The building was closed so crews could remove 23 coats of lead paint inside the shaft and base and correct structural defects.

The city administration of then-Mayor William Donald Schaefer allocated $125,000 for the work, but that money covered removal of paint only on the building's first 20 feet. Its reopening was delayed until another $100,000 could be raised to complete the work, and that didn't happen until earlier this year.

Improvement also included repointing the tower, removal of graffiti and preparation of the base to house rotating exhibits.

Alex Castro and Rebecca Swanston, designers of the American Visionary Arts Museum proposed for the base of Federal Hill, are the exhibit designers. Dean Krimmel, curator of local history for the Baltimore City Life Museums, is organizing the first exhibit, which will focus on George Washington, the building of the monument, and the relationship between it and the community.

Ms. Caplan said much of the credit for the reopening belongs to the Downtown Partnership, an organization established to make the center city cleaner, safer and more lively. She added that the monument's restoration is actually the second phase of a plan to restore Mount Vernon Place and its monuments.

The first phase involved the restoration of the west garden and installation of $1.2 million worth of new lighting around the square. The next phase will involve the restoration of fountains in the park's east and south squares.
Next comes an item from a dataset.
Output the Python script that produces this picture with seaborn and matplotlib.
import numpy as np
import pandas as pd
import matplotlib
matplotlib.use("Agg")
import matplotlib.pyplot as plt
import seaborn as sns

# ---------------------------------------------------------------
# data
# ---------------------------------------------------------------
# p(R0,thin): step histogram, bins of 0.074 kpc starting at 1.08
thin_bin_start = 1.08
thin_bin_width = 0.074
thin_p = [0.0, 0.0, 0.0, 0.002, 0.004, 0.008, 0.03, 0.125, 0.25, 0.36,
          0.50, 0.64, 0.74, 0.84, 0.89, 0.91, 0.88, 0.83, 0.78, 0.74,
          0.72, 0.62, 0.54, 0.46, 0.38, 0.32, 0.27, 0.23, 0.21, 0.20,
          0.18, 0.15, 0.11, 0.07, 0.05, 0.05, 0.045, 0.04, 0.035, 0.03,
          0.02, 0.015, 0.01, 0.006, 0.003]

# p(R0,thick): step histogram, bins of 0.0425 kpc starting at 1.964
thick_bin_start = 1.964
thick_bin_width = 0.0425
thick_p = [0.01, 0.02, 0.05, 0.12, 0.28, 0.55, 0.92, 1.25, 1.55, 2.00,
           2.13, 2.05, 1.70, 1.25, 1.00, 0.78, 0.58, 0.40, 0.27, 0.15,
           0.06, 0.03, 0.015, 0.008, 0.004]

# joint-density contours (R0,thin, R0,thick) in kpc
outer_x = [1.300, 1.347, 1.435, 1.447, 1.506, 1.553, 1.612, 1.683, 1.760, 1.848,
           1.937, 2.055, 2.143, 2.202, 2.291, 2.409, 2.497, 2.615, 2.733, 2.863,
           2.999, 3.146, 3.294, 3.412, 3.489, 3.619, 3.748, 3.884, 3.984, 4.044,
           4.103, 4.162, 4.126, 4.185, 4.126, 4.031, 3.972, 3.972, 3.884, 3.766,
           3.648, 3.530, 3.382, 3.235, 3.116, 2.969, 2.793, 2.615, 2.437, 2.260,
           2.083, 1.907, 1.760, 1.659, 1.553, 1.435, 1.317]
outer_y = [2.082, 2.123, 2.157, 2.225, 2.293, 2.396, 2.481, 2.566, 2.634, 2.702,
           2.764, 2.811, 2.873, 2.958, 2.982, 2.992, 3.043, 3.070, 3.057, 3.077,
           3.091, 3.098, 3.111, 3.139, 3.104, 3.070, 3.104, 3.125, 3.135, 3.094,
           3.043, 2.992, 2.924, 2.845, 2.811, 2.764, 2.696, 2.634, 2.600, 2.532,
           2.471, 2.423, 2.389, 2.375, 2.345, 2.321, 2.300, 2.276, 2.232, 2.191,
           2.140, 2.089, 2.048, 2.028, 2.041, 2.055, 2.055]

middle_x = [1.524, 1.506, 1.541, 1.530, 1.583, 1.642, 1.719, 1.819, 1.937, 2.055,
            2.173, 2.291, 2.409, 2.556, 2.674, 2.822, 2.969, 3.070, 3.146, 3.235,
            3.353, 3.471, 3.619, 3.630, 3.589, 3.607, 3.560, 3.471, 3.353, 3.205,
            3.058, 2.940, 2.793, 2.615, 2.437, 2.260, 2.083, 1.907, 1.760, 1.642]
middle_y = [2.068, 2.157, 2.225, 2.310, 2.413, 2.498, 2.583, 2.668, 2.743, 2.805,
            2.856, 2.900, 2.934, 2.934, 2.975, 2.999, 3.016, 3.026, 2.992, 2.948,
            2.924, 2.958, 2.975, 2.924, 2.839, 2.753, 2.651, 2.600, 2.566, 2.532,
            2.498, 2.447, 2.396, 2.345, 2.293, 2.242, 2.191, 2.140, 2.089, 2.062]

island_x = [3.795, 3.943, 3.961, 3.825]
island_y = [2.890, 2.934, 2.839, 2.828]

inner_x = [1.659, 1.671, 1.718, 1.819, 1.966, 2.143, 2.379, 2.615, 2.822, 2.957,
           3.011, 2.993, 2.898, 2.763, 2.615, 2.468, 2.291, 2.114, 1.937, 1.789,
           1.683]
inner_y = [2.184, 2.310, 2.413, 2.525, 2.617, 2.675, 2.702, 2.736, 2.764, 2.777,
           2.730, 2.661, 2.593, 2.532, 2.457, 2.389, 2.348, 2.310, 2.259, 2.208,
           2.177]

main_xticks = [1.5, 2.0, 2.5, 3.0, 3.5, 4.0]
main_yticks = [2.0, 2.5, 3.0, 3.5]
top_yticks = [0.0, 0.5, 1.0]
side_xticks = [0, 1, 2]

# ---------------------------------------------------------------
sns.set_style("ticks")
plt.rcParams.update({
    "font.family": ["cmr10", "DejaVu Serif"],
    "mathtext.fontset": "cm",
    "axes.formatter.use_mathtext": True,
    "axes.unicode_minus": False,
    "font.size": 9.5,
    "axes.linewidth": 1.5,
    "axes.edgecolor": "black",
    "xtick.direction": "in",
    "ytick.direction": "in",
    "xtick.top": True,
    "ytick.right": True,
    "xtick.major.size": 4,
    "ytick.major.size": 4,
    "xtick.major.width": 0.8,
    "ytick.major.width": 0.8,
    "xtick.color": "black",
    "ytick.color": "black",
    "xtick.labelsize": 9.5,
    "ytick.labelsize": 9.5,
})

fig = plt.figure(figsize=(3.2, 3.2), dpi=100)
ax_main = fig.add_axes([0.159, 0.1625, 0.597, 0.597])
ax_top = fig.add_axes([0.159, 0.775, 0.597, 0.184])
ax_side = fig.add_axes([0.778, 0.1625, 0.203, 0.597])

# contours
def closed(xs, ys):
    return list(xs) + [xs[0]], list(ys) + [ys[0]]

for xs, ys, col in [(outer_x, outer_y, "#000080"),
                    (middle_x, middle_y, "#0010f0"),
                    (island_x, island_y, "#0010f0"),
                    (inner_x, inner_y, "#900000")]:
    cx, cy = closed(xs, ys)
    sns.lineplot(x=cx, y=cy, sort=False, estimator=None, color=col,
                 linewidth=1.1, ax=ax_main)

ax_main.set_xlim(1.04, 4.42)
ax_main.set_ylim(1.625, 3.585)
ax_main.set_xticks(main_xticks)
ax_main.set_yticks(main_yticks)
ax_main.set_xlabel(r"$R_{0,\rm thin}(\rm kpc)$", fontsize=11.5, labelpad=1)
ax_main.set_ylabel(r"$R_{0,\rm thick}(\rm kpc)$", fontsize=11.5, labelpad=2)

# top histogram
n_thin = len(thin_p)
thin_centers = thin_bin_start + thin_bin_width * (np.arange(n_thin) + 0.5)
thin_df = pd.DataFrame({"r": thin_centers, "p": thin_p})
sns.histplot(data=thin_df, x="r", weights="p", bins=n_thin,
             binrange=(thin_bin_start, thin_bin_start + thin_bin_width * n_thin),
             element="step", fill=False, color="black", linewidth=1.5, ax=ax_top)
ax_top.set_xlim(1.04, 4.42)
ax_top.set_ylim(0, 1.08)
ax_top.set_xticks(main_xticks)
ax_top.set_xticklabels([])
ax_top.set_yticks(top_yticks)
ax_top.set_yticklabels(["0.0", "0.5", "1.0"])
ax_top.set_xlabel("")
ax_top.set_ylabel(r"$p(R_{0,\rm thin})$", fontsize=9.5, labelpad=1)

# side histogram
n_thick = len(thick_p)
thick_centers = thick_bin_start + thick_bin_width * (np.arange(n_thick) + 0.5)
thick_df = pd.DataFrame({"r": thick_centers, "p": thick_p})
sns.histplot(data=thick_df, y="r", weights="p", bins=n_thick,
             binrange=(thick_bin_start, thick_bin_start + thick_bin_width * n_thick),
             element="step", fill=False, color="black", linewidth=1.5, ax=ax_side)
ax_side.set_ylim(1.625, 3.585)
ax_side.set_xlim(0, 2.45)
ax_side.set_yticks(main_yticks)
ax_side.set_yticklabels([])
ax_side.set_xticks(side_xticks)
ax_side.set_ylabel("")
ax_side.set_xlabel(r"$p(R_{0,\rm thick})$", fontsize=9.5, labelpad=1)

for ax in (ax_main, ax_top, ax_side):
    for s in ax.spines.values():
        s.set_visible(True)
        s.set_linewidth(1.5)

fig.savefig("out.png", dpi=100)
Merchants along Charles Street are looking forward to the reopening to help draw people to the area.

"It could become a real destination for Baltimore, like the Washington Monument is in Washington," said Jimmy Rouse, owner of Louie's Bookstore and Cafe on Charles Street.

"Mount Vernon is a beautiful area, and it didn't make any sense to have the monument closed up," he said. "This will be beneficial to everybody."

In addition to city funds, donations to restore the monument have come from the Maryland Historical Trust, Mittendorf Foundation, Mercantile Bancorp, France-Merrick Foundation, Summit Properties, the Time Group, and numerous individuals.

Ms. Caplan said the Friends of Mount Vernon will hold preview tours of the restored monument during a $500-per-person fund-raiser at the Peabody Library on Dec. 1, from 5 p.m. to 7 p.m.

Money raised from that event is to be used to establish an endowment to help keep the monument in good repair.

The $1 admission fees will cover the cost of hiring an attendant and maintaining the building, and any extra funds will be used for other improvements.

Ms. Morgan said plans also are under way to use the monument as the starting point for walking tours and other educational activities.